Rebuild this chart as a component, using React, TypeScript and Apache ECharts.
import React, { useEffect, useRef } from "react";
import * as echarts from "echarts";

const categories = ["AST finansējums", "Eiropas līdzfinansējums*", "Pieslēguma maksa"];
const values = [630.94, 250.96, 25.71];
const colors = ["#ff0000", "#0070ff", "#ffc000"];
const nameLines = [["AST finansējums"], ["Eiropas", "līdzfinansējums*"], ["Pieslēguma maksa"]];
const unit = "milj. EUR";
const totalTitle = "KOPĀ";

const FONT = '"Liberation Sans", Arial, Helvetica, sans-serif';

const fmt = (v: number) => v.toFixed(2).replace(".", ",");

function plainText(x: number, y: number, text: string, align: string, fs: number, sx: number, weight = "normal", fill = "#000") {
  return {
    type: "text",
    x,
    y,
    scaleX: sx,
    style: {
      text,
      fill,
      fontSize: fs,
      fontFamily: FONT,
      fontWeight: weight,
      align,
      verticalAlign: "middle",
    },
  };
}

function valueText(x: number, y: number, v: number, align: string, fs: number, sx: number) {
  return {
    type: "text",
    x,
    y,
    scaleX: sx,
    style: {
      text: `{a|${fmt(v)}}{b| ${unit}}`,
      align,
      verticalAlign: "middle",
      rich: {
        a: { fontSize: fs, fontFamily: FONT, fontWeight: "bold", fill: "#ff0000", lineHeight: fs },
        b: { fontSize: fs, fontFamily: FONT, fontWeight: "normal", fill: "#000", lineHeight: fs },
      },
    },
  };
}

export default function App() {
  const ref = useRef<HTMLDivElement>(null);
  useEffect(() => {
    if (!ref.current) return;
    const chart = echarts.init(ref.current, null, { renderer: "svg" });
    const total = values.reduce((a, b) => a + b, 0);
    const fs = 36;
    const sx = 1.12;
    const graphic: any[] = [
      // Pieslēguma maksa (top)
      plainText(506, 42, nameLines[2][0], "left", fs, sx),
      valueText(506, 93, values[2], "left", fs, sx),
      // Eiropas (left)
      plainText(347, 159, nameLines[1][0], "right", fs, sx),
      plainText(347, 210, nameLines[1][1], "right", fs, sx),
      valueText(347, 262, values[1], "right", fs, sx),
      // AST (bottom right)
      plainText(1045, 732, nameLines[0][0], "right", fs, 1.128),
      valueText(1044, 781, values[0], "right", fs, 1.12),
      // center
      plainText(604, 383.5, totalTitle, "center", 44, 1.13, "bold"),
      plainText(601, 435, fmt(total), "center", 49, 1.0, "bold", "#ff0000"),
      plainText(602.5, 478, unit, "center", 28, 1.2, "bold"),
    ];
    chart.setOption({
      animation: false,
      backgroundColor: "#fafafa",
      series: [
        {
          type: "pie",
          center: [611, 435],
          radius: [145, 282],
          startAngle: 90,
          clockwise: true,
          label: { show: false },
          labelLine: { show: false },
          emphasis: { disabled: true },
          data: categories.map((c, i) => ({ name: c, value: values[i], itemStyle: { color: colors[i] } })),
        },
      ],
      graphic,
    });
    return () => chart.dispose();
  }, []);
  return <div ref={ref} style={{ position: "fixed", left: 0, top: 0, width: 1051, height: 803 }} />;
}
——
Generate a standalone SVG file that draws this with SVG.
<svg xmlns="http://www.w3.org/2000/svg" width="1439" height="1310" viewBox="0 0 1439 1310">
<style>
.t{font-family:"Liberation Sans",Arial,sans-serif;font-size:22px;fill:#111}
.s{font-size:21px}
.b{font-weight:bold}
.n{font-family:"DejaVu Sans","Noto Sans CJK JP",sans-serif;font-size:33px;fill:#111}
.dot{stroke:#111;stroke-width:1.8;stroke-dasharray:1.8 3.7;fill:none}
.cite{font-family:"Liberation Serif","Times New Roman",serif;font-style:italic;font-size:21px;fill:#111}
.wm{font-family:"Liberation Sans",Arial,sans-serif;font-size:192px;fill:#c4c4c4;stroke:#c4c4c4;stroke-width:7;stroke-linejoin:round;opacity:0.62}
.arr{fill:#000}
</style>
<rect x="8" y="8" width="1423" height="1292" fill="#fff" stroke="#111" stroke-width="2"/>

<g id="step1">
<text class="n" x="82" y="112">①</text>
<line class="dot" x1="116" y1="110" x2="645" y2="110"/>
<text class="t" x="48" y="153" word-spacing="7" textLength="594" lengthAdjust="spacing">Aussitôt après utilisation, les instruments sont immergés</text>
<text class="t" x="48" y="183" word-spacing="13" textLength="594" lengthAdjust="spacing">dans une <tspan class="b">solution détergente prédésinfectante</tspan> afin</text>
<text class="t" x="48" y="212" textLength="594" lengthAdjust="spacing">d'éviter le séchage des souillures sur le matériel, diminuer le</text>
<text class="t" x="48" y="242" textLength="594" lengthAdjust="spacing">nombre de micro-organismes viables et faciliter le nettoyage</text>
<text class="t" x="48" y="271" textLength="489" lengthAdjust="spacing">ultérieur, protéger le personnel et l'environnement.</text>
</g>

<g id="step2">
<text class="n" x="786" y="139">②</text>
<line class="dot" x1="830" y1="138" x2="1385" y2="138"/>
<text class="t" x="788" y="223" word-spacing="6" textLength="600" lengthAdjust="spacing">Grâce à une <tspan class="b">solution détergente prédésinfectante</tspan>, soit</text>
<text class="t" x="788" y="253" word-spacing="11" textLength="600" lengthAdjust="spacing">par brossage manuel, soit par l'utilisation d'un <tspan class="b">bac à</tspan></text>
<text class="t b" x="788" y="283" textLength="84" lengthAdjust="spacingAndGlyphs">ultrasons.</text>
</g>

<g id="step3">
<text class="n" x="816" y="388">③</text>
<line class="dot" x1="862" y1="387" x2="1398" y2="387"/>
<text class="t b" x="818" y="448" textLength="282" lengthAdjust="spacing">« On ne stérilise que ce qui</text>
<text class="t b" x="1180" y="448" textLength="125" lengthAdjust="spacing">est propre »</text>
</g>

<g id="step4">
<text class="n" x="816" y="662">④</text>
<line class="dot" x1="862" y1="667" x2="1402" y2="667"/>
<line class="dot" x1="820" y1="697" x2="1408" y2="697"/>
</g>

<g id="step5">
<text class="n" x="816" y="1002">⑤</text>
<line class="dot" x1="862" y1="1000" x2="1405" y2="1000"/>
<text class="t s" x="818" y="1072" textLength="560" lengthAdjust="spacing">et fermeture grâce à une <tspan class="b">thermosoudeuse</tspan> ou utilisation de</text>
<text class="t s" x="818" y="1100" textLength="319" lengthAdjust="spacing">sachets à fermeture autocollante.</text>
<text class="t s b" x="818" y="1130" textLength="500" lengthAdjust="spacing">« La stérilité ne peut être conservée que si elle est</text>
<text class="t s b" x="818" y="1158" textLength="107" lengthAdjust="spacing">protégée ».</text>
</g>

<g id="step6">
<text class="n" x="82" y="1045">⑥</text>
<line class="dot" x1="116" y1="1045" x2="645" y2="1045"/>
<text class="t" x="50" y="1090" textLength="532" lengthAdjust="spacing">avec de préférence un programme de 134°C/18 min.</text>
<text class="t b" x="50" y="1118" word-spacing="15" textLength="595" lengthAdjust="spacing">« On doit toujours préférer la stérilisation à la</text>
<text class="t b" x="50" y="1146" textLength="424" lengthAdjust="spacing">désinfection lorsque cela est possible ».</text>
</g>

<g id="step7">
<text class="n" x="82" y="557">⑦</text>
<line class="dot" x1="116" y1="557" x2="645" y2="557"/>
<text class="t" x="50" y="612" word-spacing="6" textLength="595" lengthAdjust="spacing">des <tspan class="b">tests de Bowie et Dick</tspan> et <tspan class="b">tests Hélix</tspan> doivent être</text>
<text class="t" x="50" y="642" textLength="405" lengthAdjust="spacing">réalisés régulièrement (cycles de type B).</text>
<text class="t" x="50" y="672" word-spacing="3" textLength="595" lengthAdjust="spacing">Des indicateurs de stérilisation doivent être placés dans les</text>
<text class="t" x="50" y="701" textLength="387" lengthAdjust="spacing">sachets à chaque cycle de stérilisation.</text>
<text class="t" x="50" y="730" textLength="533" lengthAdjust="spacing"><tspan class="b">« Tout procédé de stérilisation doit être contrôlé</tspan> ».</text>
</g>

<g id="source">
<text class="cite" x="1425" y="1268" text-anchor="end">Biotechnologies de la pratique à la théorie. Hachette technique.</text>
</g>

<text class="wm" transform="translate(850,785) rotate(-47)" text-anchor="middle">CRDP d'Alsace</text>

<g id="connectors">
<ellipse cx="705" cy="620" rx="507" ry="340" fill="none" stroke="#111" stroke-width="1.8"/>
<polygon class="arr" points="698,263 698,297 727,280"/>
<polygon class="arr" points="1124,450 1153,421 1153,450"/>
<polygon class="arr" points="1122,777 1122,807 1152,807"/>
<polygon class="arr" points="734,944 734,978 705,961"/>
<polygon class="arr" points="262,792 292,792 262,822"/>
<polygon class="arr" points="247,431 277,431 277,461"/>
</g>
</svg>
——
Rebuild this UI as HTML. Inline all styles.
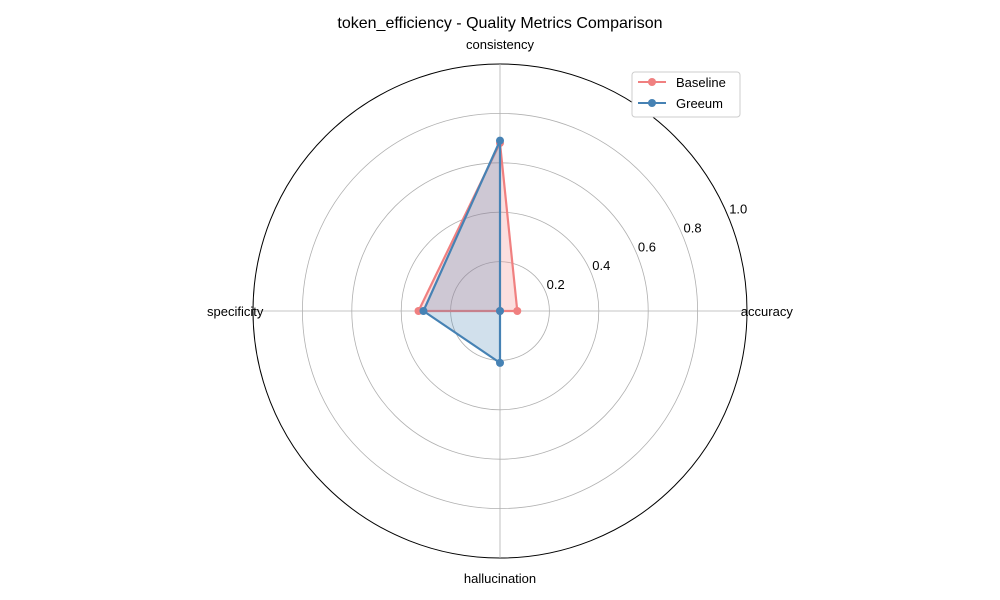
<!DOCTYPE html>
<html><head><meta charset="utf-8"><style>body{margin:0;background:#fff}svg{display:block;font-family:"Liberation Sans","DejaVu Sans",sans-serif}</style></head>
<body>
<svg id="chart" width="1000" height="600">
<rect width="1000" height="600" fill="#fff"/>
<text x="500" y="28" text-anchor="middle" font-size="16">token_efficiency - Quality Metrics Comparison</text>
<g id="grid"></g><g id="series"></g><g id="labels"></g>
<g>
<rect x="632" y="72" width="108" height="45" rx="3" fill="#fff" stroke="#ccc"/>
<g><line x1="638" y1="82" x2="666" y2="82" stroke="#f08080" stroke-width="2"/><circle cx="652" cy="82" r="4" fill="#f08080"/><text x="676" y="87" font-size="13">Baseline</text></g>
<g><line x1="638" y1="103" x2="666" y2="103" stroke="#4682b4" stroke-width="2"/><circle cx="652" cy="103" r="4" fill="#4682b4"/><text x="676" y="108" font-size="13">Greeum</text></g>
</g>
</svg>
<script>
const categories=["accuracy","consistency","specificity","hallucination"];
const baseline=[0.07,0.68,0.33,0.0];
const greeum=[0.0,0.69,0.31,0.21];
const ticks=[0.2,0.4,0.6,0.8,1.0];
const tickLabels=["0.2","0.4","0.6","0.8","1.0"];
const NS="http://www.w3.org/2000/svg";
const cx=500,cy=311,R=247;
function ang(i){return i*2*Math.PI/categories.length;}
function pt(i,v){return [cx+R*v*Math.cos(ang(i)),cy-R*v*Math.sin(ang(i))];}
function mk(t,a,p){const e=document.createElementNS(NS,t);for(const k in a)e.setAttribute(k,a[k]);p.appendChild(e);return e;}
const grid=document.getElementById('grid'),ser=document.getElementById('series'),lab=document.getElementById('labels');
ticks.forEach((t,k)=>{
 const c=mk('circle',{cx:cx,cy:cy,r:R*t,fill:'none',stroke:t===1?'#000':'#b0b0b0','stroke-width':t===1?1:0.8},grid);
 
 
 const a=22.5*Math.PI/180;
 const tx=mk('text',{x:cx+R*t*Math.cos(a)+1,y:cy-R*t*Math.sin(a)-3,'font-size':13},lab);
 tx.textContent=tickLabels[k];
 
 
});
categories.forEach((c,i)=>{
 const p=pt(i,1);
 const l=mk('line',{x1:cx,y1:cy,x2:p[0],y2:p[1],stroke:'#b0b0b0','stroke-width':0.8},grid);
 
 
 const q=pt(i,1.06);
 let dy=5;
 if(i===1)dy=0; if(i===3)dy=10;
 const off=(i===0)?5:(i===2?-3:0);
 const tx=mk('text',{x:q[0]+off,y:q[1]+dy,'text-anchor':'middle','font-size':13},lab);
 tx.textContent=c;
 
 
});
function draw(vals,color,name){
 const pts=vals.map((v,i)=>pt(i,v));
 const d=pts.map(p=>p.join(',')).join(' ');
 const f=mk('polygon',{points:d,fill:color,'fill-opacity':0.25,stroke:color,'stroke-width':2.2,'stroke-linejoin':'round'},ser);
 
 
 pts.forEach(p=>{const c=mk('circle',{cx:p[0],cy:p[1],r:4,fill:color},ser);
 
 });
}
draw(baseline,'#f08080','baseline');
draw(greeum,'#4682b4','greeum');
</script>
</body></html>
——
◆ **Short problem**
In the listing above, find the line containing "Rebuild this UI as HTML. Inline all styles." and the line containing "tx.textContent=tickLabels[k];", then write out both of them and every line between, exactly, with no pictures.

◆ **Solution to the problem**
Rebuild this UI as HTML. Inline all styles.
<!DOCTYPE html>
<html><head><meta charset="utf-8"><style>body{margin:0;background:#fff}svg{display:block;font-family:"Liberation Sans","DejaVu Sans",sans-serif}</style></head>
<body>
<svg id="chart" width="1000" height="600">
<rect width="1000" height="600" fill="#fff"/>
<text x="500" y="28" text-anchor="middle" font-size="16">token_efficiency - Quality Metrics Comparison</text>
<g id="grid"></g><g id="series"></g><g id="labels"></g>
<g>
<rect x="632" y="72" width="108" height="45" rx="3" fill="#fff" stroke="#ccc"/>
<g><line x1="638" y1="82" x2="666" y2="82" stroke="#f08080" stroke-width="2"/><circle cx="652" cy="82" r="4" fill="#f08080"/><text x="676" y="87" font-size="13">Baseline</text></g>
<g><line x1="638" y1="103" x2="666" y2="103" stroke="#4682b4" stroke-width="2"/><circle cx="652" cy="103" r="4" fill="#4682b4"/><text x="676" y="108" font-size="13">Greeum</text></g>
</g>
</svg>
<script>
const categories=["accuracy","consistency","specificity","hallucination"];
const baseline=[0.07,0.68,0.33,0.0];
const greeum=[0.0,0.69,0.31,0.21];
const ticks=[0.2,0.4,0.6,0.8,1.0];
const tickLabels=["0.2","0.4","0.6","0.8","1.0"];
const NS="http://www.w3.org/2000/svg";
const cx=500,cy=311,R=247;
function ang(i){return i*2*Math.PI/categories.length;}
function pt(i,v){return [cx+R*v*Math.cos(ang(i)),cy-R*v*Math.sin(ang(i))];}
function mk(t,a,p){const e=document.createElementNS(NS,t);for(const k in a)e.setAttribute(k,a[k]);p.appendChild(e);return e;}
const grid=document.getElementById('grid'),ser=document.getElementById('series'),lab=document.getElementById('labels');
ticks.forEach((t,k)=>{
 const c=mk('circle',{cx:cx,cy:cy,r:R*t,fill:'none',stroke:t===1?'#000':'#b0b0b0','stroke-width':t===1?1:0.8},grid);
 
 
 const a=22.5*Math.PI/180;
 const tx=mk('text',{x:cx+R*t*Math.cos(a)+1,y:cy-R*t*Math.sin(a)-3,'font-size':13},lab);
 tx.textContent=tickLabels[k];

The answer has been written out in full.